Begin with the first line of the material and copy each line word for word through the line that contains "ticks = [0, 100, 200, 300, 400, 500]"; the pictures are left out.

Recorded information:
- - -

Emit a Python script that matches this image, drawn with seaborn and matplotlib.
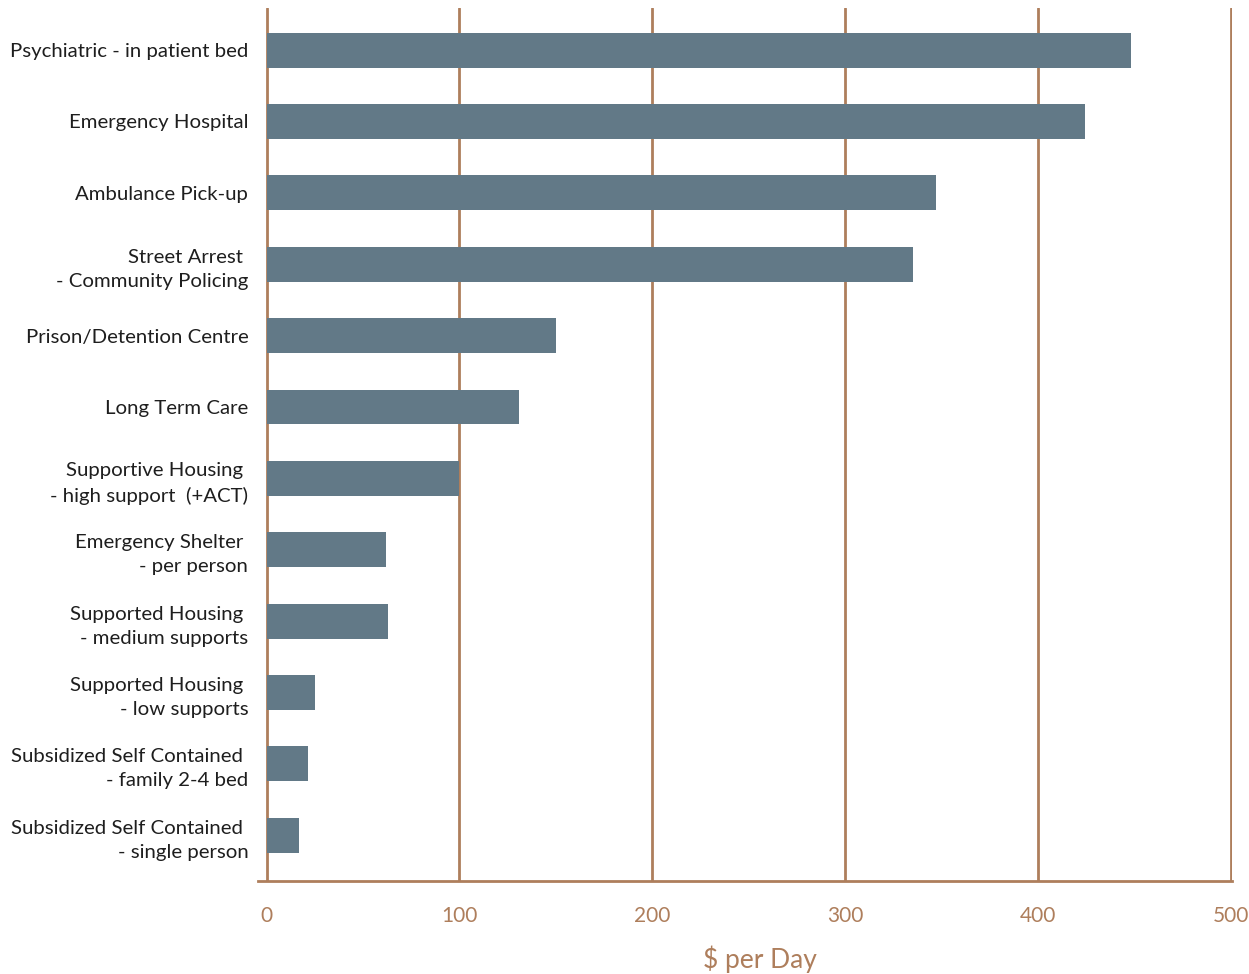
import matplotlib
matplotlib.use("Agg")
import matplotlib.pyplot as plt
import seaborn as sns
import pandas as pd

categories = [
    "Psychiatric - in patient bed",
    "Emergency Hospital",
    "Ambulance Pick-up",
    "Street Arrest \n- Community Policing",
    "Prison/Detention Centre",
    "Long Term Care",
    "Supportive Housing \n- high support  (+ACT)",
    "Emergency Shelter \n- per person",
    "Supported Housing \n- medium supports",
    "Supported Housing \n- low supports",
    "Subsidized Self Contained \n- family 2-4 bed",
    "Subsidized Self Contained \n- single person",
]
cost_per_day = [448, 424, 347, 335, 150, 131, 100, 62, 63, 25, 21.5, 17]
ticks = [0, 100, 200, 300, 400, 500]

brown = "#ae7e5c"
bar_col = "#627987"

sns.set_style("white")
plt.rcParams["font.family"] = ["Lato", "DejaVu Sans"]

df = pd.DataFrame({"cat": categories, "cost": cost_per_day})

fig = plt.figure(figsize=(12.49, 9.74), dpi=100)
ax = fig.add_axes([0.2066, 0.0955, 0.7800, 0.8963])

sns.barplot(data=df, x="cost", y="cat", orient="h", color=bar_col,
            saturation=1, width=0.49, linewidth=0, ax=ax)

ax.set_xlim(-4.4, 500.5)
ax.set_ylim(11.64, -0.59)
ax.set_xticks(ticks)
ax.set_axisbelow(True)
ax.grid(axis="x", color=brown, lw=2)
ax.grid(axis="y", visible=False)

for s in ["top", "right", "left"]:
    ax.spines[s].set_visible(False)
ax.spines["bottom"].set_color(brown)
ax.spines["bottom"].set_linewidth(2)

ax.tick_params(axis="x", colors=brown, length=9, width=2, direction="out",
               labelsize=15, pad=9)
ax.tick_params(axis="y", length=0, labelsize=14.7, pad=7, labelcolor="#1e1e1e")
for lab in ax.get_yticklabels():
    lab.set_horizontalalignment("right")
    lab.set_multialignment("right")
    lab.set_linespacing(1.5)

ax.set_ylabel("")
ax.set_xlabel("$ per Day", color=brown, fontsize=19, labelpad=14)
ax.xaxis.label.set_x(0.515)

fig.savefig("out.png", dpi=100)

- - -

Output:
Emit a Python script that matches this image, drawn with seaborn and matplotlib.
import matplotlib
matplotlib.use("Agg")
import matplotlib.pyplot as plt
import seaborn as sns
import pandas as pd

categories = [
    "Psychiatric - in patient bed",
    "Emergency Hospital",
    "Ambulance Pick-up",
    "Street Arrest \n- Community Policing",
    "Prison/Detention Centre",
    "Long Term Care",
    "Supportive Housing \n- high support  (+ACT)",
    "Emergency Shelter \n- per person",
    "Supported Housing \n- medium supports",
    "Supported Housing \n- low supports",
    "Subsidized Self Contained \n- family 2-4 bed",
    "Subsidized Self Contained \n- single person",
]
cost_per_day = [448, 424, 347, 335, 150, 131, 100, 62, 63, 25, 21.5, 17]
ticks = [0, 100, 200, 300, 400, 500]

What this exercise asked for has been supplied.